Romanos 8:2, cuando se lee correctamente, es un pasaje muy bendito de las Escrituras. Para entenderlo, debemos colocar un guión entre las palabras “Espíritu” y “de”. Así diría: “Porque la ley del Espíritu, de vida en Cristo Jesús, me ha librado de la ley del pecado y de la muerte”.
Cuando un pecador pone su confianza en Cristo como Salvador, es justificado ante el tribunal de Dios, porque le son imputadas la muerte y la justicia de Cristo. Este es un asunto judicial.

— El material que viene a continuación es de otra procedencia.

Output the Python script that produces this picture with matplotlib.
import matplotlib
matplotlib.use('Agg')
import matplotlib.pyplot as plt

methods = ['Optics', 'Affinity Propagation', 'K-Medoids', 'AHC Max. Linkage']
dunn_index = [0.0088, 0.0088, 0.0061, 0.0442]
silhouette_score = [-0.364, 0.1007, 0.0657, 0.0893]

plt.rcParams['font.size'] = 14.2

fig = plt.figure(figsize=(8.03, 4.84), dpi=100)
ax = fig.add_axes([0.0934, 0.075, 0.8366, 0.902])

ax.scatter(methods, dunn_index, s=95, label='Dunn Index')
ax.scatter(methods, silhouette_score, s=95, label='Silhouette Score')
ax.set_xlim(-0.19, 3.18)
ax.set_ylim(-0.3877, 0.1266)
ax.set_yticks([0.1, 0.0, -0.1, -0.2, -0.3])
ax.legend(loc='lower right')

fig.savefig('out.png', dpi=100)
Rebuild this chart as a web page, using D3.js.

Pero en el mismo momento sucede algo más: el Espíritu regenera y da nueva vida (Tit. 3:5). Esta es una ley, una ley inexorable e inmutable. El pecador que sinceramente pone su confianza en Cristo como Salvador recibe vida del Espíritu Santo. Siempre es así; nunca es de otra manera.
1 Juan 5:12 dice: “El que tiene al Hijo, tiene la vida…”. Juan 3:36 dice que “el que cree en el Hijo tiene vida eterna” y Col. 3:3 declara que la vida del creyente está “escondida con Cristo en Dios”.
Así el Apóstol pudo decir: “La ley del Espíritu, [la de] vida en Cristo, me ha librado de la ley del pecado y de la muerte”. Adán perdió su vida por el pecado, pero la nueva vida del creyente nunca puede perderse, porque esta vida es nada menos que la vida de Cristo, en quien el creyente ahora es perfecto y completo ante Dios.
Es una ley, una ley fija e inmutable, que el pecado produce muerte (Rom. 5:12; 6:23; et al). Esto se llama “la ley del pecado y de la muerte”, pero el creyente ya ha muerto por el pecado en Cristo y el Espíritu le ha dado nueva vida. Así, “la ley del Espíritu”, la de la “vida en Cristo”, ha hecho al creyente más simple “libre de la ley del pecado y de la muerte”.
Gracias a Dios por “la ley del Espíritu”, la vida eterna a través del Señor Jesucristo, quien murió por nuestros pecados.